NG : Imagine que tu crées ta lumière dans ton matériau. Il faut peut-être revenir sur le principe du laser. Ils fonctionnent tous avec un milieu amplificateur et une cavité. Comme une boucle de contre-réactions, tu vas emprisonner les photons pour qu’ils interagissent avec ce milieu amplificateur. De cette façon, si tu arrives à inverser la population de ton milieu amplificateur, sous excitation, alors tu vas pouvoir amplifier le nombre de photons dans la cavité. Pour cela, il faut avoir deux miroirs. Dans les lasers à gaz, tu mets un gaz, dans les lasers solides, tu mets un cristal, entre deux miroirs. Dans un semi-conducteur, tu vas prendre ta LED  et créer ces deux miroirs. Comment faire ? Le cristal est formé d’atomes parfaitement répartis. Parfaitement, ça veut dire que si tu considères un atome, dix centimètres plus loin, tu sait exactement où est un autre atome. La régularité est mieux que l’angström. Pour créer tes miroirs, comme une fermeture éclair que tu ouvres, avec une sorte de scie atomique, tu vas créer une petite contrainte. Techniquement, tu prends un petit scalpel, une pointe diamant et tu viens appuyer sur ton semi-conducteur et il se clive. Il ne se casse pas. Tu vas avoir un plan de clivage, tu vas casser les liaisons dans le plan où elles sont les plus faibles. Ceci à l’échelle atomique de façon parfaitement régulière. Tu le fais à un endroit puis à un autre un millimètre plus loin pour créer deux faces parfaitement parallèles à l’échelle atomique. Tu vas me dire qu’une face n’est pas un miroir. Ça un principe optique. Avec de l’eau, tu vas avoir une réflexion parce que l’indice de l’eau est plus grand que l’indice de l’air. Avec les semi-conducteurs, l’indice est lié à la densité du matériau. Comme tu as des matériaux très denses, l’indice est très élevé.

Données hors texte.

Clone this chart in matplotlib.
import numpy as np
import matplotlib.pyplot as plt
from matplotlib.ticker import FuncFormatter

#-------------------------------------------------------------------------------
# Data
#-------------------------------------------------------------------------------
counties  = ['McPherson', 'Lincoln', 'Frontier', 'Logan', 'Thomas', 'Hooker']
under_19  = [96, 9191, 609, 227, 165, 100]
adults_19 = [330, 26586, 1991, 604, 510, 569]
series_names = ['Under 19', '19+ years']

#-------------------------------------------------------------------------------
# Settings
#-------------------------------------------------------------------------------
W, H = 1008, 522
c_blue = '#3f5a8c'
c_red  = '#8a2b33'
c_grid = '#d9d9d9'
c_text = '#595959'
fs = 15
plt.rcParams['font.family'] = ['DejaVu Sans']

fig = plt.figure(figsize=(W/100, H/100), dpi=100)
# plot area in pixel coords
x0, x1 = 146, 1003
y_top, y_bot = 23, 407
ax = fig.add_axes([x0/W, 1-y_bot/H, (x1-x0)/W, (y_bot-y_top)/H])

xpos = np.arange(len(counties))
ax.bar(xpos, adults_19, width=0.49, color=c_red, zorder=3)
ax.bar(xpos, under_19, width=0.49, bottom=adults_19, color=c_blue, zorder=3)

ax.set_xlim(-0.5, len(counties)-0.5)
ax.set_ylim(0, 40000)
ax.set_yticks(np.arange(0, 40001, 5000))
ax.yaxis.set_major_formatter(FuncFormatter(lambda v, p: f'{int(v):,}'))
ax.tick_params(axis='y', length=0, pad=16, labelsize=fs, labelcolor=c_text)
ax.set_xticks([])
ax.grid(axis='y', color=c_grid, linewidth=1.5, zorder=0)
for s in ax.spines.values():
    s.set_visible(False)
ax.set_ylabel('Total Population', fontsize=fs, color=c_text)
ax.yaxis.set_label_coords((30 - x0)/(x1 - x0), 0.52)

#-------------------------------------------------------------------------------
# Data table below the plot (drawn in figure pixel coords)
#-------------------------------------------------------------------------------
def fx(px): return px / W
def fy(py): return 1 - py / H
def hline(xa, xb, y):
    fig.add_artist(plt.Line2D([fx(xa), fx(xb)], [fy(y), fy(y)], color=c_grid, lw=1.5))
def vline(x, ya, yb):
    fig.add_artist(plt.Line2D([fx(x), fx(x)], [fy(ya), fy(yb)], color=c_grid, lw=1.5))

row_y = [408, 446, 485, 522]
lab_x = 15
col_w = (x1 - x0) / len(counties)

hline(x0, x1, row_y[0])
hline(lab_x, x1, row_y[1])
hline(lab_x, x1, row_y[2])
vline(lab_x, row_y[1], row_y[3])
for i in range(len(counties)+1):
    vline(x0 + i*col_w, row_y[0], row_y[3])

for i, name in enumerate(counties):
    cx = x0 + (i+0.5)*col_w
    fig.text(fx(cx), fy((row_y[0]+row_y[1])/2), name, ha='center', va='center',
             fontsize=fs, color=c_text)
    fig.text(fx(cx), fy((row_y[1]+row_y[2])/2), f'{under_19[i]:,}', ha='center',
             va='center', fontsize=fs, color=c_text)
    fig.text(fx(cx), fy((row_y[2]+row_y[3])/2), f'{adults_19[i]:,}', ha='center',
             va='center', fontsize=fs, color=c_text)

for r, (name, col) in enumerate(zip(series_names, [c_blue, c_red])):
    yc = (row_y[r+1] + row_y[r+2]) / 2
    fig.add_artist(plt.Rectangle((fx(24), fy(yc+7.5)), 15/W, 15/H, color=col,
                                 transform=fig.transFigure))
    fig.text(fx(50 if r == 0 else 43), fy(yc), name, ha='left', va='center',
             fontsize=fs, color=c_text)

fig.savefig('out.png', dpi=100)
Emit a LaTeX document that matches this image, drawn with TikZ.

A : Il y a un effet de miroir naturel.

NG : Si tu prends par exemple l’arséniure de gallium, comme dans les premiers lasers, l’indice est 3,6. En faisant simplement deux faces cristallines parallèles, ils avaient déjà des miroirs de réflexivité 30%. Ça suffisait à faire une cavité, qui n’était pas terrible en terme de réflexivité mais suffisante en terme feedback pour piéger les photons entre les deux faces cristallines du matériau.

A : Et pourvoir produire ce fameux effet laser.

NG : Exactement.

A : En gros, c’est une LED trappée (piégée) entre deux miroirs ?

NG : C’est une LED entre deux miroirs mais ce n’est pas fini.

A : Que faut-il encore ?

NG : Kroemer propose de piéger ces électrons. C’est à dire que si tu ne fais rien dans une LED, tes électrons se dispersent sur une distance assez importante. Dans un semi-conducteur, il faut obtenir cette inversion de population. Tu l’obtiens facilement avec trois niveaux, par exemple dans le rubis ou les systèmes laser à gaz. Dans les semi-conducteurs, tu n’as que deux niveaux. Mais ce ne sont pas des niveaux, ce sont des bandes d’énergie. Quand tu injectes des porteurs dans ces bandes d’énergie, du fait de leurs propriétés électronique, à un moment tu vas satisfaire la condition de Bernard-Duraffourg. Je lâche les termes mais je ferai un schéma pour comprendre.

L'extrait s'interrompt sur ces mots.